The foregoing was said by Congressman Will Hurd (R-Texas) in a June 25 Wall Street Journal op/ed. He calls this hypocrisy on the part of the Executive Branch, which it is. What he doesn’t say is that the Obama Administration has been giving special attention to protecting consumers from businesses it deems too irresponsible and greedy to cyber-protect their customers. “Customers” vote. “National security” does not.
Among other things, Hurd noted that OPM Director Katherine Archuleta, while testifying before the House Committee on Oversight and Government Reform, declined to apologize for, or even acknowledge, her agency’s refusal to implement security best practices recommended for several years by the OPM’s own inspector general, Patrick E. McFarland. In report after report going back to 2010, the Inspector General had identified insecure, outdated and poorly managed IT systems and practices that left the agency’s information vulnerable.˛ Hurd demanded that Archuleta resign.

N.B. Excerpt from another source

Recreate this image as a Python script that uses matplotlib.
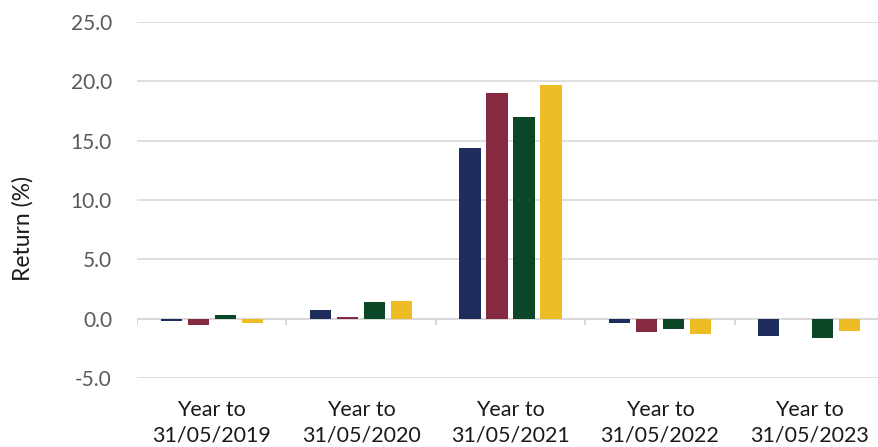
import numpy as np
import matplotlib
matplotlib.use("Agg")
import matplotlib.pyplot as plt

# Data
periods = ["Year to\n31/05/2019", "Year to\n31/05/2020", "Year to\n31/05/2021",
           "Year to\n31/05/2022", "Year to\n31/05/2023"]
series_a = [-0.2, 0.7, 14.4, -0.4, -1.5]
series_b = [-0.5, 0.1, 19.0, -1.1, 0.0]
series_c = [0.3, 1.4, 17.0, -0.9, -1.6]
series_d = [-0.35, 1.45, 19.7, -1.3, -1.0]
colors = ["#1F2D5C", "#862A41", "#0B4627", "#EDBD26"]
yticks = [-5, 0, 5, 10, 15, 20, 25]

plt.rcParams['font.family'] = ['Lato', 'DejaVu Sans']

fig = plt.figure(figsize=(8.79, 4.47), dpi=100)
ax = fig.add_axes([137 / 879, 1 - 378 / 447, 747 / 879, 356 / 447])

x = np.arange(len(periods))
width = 0.142
step = 0.181
for i, (vals, c) in enumerate(zip([series_a, series_b, series_c, series_d], colors)):
    ax.bar(x + (i - 1.5) * step, vals, width, color=c, zorder=3)

ax.set_xlim(-0.5, len(periods) - 0.5)
ax.set_ylim(-5, 25)
ax.set_yticks(yticks)
ax.set_yticklabels([f"{v:.1f}" for v in yticks])
ax.yaxis.grid(True, color="#D9D9D9", linewidth=1.2, zorder=0)
ax.tick_params(axis="y", length=0, pad=18, labelsize=15, labelcolor="#595959")

# category axis at zero with boundary ticks
ax.axhline(0, color="#D9D9D9", linewidth=1.5, zorder=2)
ax.vlines(np.arange(len(periods) + 1) - 0.5, -0.5, 0, color="#D9D9D9", linewidth=1.5, zorder=2)

ax.set_xticks(x)
ax.set_xticklabels(periods, fontsize=15.5, color="#1A1A1A", linespacing=1.3)
ax.tick_params(axis="x", length=0, pad=16)

ax.set_ylabel("Return (%)", fontsize=16.5, color="#1A1A1A")
ax.yaxis.set_label_coords(-0.139, 0.42)

for s in ax.spines.values():
    s.set_visible(False)

fig.savefig("out.png", dpi=100)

But Archuleta is not alone. She hąs been doing what every other agency head has been doing for years: the interminable and altogether insouciant implementation of all sorts of cyber security directives.
And government employees union representatives have not been very helpful either when it comes to cybersecurity. The American Federation of Government Employees (AFGE) has been very noisy about the damage done to its members by the OPM breach. However, the very same AFGE protested a 2011 action by the Immigration and Customs Enforcement Agency (ICE) to limit its employees’ access to their personal webmail accounts from office computers. ICE believed that such access compromised its cybersecurity.

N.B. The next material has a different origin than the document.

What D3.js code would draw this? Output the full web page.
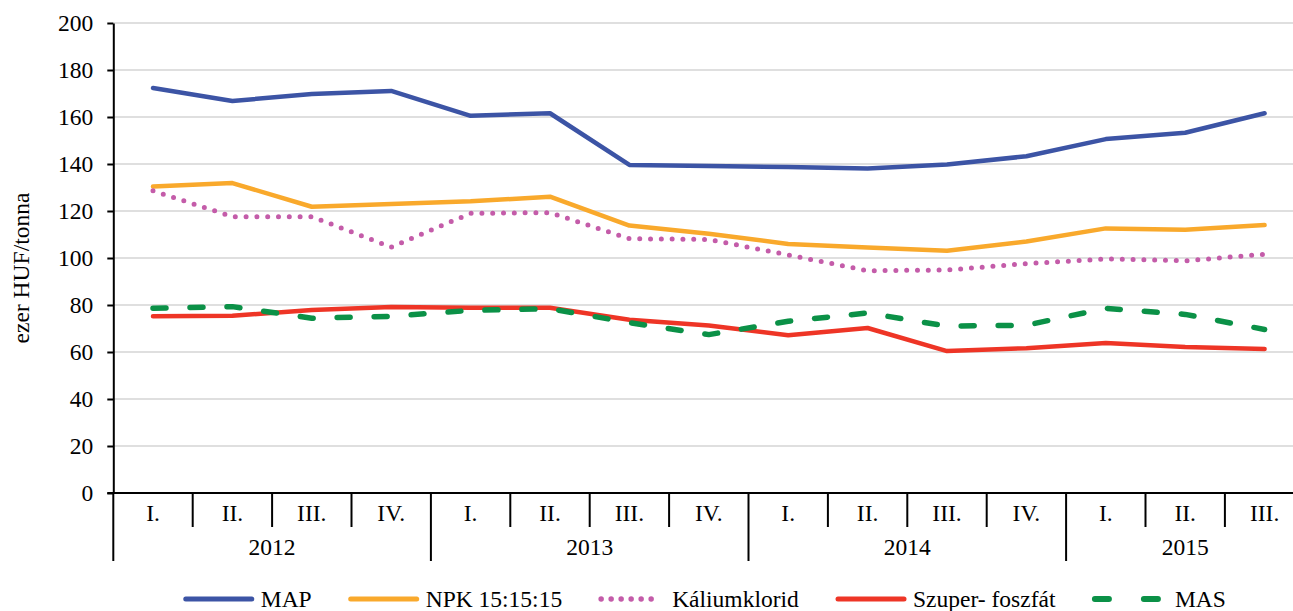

ICE lost, AFGE won. A federal arbitrator ruled that the Agency may not take any action to reduce security risks to its IT systems without first providing the Union an opportunity to bargain. Cybersecurity involving federal employees is apparently something the government has to bargain about?
While our highest intelligence and national security officials, including the President, have harped on and on about the severity of the cyber threat, none of them have taken responsibility for meeting that threat in any real way. Did they hold OPM Director Archuleta’s, or anyone else’s, feet to the fire?

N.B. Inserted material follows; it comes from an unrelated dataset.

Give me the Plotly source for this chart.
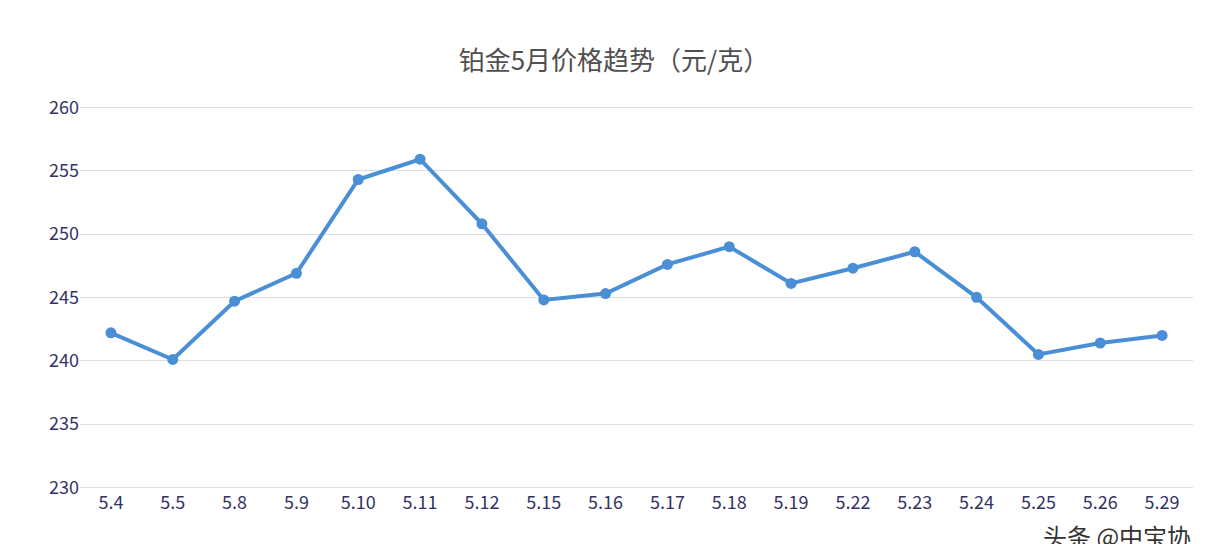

Don’t expect any heads to roll anytime soon. Cybersecurity policy, like most of this administration’s national security policies that are not immediately beneficial to it politically, have not been taken seriously. As a result, no one is taking responsibility for preventing, or at least stopping, cyber attacks, and no one is accountable for the enormous cost to our economy and national security.
In the meantime, the White House has hired Google’s hacking expert, Peiter Zatko, to start the cyber version of Underwriters’ Laboratory. No specific details of this new program were made public, and it is unknown how this will help to protect us from cyber attacks.